Dear Susmita Bandyopadhyay

Reference is made to your paper

A novel multi-criteria decision analysis technique incorporating demanding essential characteristics of existing MCDA techniques

Here are my comments

1- In the abstract you say “However, no single research study has considered the prime characteristics of these techniques through a single algorithm”

I am afraid that you are mistaken. The Simplex algorithm, accessible through the Solver add-in (Excel spreadsheet), and in your computer, contemplates all the issues which you correctly call ‘prime characteristics’, that is:

The relation among alternatives (precedence, inclusivity, exclusivity, time of execution, etc.)

The relationships among criteria

The relationships between alternatives and criteria.

In addition, it can make simultaneous comparisons between an alternative and many others, and use a same criterion calling for maximization and minimization, that is, establishing lower and upper limits.

What it does not consider is entropy and criteria weights, because the Simplex algorithm does not use them. It evaluates alternatives using the economics ‘Opportunity cost’ concept of each alternative (that makes the method immune to rank reversal), and generates its own ‘criteria ratios’, that quantify criteria importance in EACH iteration (and there could be hundreds or thousands), and which are extensively used even in a single problem.

Thus, the importance of a certain criteria changes according to the alternatives to evaluate.

2- “The proposed method has also been compared with four different types of already existing MCDA techniques, AHP,……’

Since covariance is a measure of the joint variability of two random variables, I don’t think that you can use covariances among criteria in AHP, because this method works only with independent criteria.

3- In page 1 “shows techniques which endeavored to establish relations among the alternatives and the relationships among the criteria (such as AHP, ANP)’

Again, you can establish those relations in ANP (because its matrix structure), but not in AHP (due to its lineal hierarchy structure, i.e., with not transversal connections)

4- “Unbiased assignment of the weights to the criteria”

The essence of subjective weights generated in AHP is intuition. Do you think that they are unbiased?

Well, they are, only if you use entropy. However, using entropy in AHP? How?

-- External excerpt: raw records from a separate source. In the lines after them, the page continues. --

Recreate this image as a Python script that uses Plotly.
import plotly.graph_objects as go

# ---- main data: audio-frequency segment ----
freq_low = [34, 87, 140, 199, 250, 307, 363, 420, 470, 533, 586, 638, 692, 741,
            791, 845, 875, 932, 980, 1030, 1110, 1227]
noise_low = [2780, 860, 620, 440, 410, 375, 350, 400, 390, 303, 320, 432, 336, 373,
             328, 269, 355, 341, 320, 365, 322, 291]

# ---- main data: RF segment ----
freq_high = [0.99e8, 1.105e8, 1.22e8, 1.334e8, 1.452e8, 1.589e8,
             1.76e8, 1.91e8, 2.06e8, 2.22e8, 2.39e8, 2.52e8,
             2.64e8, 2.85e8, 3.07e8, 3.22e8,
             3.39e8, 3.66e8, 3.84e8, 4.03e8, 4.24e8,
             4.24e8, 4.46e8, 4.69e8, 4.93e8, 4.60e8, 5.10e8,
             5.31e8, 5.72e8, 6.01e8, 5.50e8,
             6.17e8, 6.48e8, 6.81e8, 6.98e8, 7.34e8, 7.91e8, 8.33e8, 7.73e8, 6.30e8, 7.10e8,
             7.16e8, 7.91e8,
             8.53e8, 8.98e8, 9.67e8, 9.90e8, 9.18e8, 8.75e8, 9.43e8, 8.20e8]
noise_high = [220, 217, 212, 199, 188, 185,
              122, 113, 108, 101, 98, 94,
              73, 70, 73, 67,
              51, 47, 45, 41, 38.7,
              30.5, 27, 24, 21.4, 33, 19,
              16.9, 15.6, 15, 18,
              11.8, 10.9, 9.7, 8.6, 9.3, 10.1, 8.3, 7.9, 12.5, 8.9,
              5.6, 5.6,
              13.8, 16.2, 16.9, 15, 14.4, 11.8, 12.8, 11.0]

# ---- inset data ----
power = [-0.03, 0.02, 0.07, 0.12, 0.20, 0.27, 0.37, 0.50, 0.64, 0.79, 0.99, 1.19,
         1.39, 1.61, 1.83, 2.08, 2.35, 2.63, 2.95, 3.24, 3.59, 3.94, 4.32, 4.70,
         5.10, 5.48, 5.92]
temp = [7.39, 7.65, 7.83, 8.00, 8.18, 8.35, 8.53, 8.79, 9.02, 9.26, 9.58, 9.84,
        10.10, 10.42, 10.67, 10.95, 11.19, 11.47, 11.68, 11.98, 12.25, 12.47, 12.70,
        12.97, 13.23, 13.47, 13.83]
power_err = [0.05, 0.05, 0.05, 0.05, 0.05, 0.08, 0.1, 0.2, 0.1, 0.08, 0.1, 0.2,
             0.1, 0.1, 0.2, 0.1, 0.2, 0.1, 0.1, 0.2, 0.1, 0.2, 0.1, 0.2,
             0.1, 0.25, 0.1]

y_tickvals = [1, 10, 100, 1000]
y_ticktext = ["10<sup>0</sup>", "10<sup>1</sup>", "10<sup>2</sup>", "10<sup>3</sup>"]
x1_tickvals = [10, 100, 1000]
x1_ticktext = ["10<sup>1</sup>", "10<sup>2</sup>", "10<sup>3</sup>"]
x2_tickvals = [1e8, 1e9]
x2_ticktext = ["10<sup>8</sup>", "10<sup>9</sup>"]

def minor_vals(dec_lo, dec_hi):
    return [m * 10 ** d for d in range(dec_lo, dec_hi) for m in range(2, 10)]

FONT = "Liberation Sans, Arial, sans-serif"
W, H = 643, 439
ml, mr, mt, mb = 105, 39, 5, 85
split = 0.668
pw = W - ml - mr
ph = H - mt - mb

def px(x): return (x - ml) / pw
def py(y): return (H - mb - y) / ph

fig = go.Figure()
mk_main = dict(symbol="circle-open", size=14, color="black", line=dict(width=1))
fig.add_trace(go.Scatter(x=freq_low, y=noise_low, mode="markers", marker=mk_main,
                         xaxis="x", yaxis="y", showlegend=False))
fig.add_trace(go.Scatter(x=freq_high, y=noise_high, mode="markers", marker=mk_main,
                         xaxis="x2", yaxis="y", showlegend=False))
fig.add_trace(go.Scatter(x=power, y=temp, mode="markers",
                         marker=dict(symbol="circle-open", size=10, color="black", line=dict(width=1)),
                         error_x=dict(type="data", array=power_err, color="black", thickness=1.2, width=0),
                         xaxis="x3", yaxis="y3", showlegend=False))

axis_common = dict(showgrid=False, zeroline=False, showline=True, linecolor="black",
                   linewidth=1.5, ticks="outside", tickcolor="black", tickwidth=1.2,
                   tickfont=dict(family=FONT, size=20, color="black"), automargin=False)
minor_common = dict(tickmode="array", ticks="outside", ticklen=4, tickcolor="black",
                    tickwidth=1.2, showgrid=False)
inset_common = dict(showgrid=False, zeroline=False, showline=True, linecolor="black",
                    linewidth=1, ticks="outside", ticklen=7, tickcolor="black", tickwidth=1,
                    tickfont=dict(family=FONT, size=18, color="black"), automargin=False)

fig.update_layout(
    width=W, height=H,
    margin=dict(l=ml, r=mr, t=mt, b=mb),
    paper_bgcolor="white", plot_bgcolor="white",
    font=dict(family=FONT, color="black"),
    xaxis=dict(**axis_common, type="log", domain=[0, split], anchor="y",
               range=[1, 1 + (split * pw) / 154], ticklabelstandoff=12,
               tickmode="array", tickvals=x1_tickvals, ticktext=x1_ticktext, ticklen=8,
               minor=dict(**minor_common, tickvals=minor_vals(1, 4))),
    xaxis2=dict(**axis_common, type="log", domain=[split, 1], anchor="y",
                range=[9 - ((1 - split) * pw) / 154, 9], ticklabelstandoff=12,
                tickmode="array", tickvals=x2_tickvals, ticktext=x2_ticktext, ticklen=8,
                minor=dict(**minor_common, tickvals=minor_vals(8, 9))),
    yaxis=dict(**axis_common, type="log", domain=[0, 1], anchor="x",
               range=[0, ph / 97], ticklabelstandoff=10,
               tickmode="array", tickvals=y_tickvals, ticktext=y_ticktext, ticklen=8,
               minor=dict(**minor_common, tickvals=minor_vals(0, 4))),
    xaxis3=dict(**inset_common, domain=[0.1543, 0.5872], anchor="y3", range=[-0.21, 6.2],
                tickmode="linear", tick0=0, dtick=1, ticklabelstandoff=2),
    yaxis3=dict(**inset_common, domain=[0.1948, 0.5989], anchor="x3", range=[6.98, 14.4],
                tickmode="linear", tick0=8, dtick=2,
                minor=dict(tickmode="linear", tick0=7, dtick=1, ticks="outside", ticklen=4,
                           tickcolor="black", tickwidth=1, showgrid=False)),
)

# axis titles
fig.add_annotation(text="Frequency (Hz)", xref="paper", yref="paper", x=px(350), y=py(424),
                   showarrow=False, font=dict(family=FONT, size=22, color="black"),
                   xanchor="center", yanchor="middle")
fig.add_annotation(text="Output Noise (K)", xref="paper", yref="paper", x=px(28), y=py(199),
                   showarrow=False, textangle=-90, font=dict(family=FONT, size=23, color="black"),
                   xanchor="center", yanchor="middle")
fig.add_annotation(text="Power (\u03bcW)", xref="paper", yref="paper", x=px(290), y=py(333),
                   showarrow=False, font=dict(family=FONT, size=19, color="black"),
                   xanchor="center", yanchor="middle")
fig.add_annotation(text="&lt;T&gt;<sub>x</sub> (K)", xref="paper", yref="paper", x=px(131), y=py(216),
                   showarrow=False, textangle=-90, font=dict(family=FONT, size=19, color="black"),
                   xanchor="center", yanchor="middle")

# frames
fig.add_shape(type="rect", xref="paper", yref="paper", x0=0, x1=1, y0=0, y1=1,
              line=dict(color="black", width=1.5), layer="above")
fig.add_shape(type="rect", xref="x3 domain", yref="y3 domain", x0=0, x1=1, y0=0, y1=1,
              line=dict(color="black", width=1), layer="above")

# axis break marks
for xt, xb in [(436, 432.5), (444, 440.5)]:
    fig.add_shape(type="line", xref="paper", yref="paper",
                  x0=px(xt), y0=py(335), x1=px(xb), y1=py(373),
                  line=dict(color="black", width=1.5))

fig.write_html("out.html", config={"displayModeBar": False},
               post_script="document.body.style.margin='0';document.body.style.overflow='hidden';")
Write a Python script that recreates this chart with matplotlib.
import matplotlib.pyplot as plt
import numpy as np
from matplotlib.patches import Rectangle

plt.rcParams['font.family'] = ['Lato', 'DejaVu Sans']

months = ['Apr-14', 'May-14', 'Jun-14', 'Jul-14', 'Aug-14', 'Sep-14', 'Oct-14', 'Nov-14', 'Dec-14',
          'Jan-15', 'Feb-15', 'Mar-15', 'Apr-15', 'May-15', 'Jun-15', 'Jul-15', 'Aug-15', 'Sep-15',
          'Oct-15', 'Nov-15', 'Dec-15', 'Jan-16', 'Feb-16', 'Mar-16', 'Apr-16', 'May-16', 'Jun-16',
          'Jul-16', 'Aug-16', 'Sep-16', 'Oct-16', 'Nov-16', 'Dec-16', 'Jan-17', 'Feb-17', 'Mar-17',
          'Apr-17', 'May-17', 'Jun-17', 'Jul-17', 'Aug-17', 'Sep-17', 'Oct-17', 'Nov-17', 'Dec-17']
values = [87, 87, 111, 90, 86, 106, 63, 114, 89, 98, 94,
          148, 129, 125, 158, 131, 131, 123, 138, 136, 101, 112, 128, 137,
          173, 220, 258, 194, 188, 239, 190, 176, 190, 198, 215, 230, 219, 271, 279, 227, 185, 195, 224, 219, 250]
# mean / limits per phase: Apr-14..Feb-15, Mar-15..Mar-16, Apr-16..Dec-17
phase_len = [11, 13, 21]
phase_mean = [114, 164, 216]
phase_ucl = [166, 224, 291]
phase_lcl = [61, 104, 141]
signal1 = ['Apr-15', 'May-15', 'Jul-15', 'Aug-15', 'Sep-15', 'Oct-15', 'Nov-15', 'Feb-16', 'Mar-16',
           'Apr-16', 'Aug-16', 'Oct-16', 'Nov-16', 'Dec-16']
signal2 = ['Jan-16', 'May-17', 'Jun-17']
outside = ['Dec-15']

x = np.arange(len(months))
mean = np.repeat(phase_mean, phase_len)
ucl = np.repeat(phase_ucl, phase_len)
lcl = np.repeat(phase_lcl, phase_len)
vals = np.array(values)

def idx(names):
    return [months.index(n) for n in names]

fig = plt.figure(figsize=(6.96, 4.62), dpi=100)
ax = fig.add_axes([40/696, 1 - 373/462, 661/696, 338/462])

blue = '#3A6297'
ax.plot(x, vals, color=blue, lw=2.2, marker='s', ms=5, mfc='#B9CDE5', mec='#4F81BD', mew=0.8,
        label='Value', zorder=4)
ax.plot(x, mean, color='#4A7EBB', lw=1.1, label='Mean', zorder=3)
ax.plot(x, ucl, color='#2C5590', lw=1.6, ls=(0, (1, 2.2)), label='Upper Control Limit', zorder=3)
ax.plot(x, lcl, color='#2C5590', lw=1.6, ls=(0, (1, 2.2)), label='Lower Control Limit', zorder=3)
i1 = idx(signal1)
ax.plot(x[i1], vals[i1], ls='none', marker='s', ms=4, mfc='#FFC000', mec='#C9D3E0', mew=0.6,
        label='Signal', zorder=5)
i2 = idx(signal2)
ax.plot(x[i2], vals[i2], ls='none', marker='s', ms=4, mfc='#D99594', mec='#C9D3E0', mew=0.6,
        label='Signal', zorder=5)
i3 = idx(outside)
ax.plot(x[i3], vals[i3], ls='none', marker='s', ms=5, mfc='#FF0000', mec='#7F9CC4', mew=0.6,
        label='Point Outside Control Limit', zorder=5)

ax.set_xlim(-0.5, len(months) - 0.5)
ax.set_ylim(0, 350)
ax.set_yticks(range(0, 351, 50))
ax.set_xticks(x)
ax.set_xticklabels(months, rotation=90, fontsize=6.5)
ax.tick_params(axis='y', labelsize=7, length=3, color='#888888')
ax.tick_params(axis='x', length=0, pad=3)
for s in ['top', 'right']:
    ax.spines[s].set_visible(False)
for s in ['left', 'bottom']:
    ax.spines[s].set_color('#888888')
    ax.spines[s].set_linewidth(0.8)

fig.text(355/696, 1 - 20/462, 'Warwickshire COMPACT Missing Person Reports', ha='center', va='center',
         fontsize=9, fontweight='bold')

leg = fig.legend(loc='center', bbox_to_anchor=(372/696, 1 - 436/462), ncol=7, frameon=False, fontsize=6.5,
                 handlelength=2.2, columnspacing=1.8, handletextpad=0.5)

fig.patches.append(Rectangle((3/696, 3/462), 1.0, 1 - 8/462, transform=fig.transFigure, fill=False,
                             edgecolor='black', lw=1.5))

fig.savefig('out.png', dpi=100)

5- In page 2 your question “Is it possible to find a MCDA technique which incorporates the most essential characteristics of MCDA techniques?”

Yes, there exists that technique since 1948: Linear Programming, and its Simplex algorithm, which earned the Nobel Prize in 1958 to its creator.

Your paper makes very useful comments about the different techniques which in some way explains the gap you talk about. In my humble opinion, you forget perhaps the main reason.

Real-life scenario can’t be solved as a bunch of different entities and the add them up. A MCDM is a system, and as such, the modification of one component may or may not have effects and impacts on a another.

It is like a car. It is a system composed by the engine, the body, the electronics, transmissions, etc. You can’t study the engine alone, independently from all the other components, because if you change for instance the aerodynamics of the body, you are altering the amount of power needed to move the car, and that power depends on the engine. This is what engineers do using models to scale of a car, a train or an airplane in a wind tunnel, and adding or modifying in some way the body and at the same time, reading the necessary power in each condition. As an analogy, in MCDM the model is the initial decision matrix and the software the wind tunnel. When you change a value, it could or not affect the result.

6 “The use of rank correlations and some other methods to compare among the MCDA techniques only establishes the associations and thus is unable to identify the most appropriate MCDA technique for the problem”

Absolutely correct, and this is the reason by which it is a waste of time to solve a problem by different methods.

7 “The reason lies in the fact that any change in criteria or alternatives or decision matrix is definitely going to have influence on the final ranking. Therefore, the concept of robustness is not applicable to the ranking obtained from MCDA techniques.”

The first part of your paragraph should not be absolute. In reality, a criterion may change a lot without altering the ranking, while in others, a little change will produce a ranking modification.

This is because each binding criterion, that is, a criterion that influence the best alternative, may have a certain allowed margin for variation without altering the ranking. This range is due to its relationships with other criteria

An alternative may also change without altering the ranking, the same for performance values.

Robustness of the best solution is how stable the best solution is when subject to variations of binding criteria, considered simultaneously. That is, not only one, but varying several criteria at the same time

As you can see, the problem is much more complex.

8- “Based on the requirements of the MCDA techniques, the best MCDA ranking for a particular problem is required to be found, but before the application of such a technique to verify the effectiveness of the proposed MCDA technique in a later section, this section applies traditional sensitivity analysis in the form of rank reversal in order to establish the validity of the proposed technique”.

Rank reversal has two meanings:

a) Change in the ranking of alternatives when an alternative is added or deleted

b) Change in the ranking of alternatives when a binding criterion is added or subtracted.

I guess you refer to the second, since you are talking about sensitivity analysis.

You are contradicting yourself here, first you say that you need to determine the ranking, and later that you apply sensitivity analysis before it!!

9-Rank reversal is not a method as you say, but an occurrence or result, normally negative.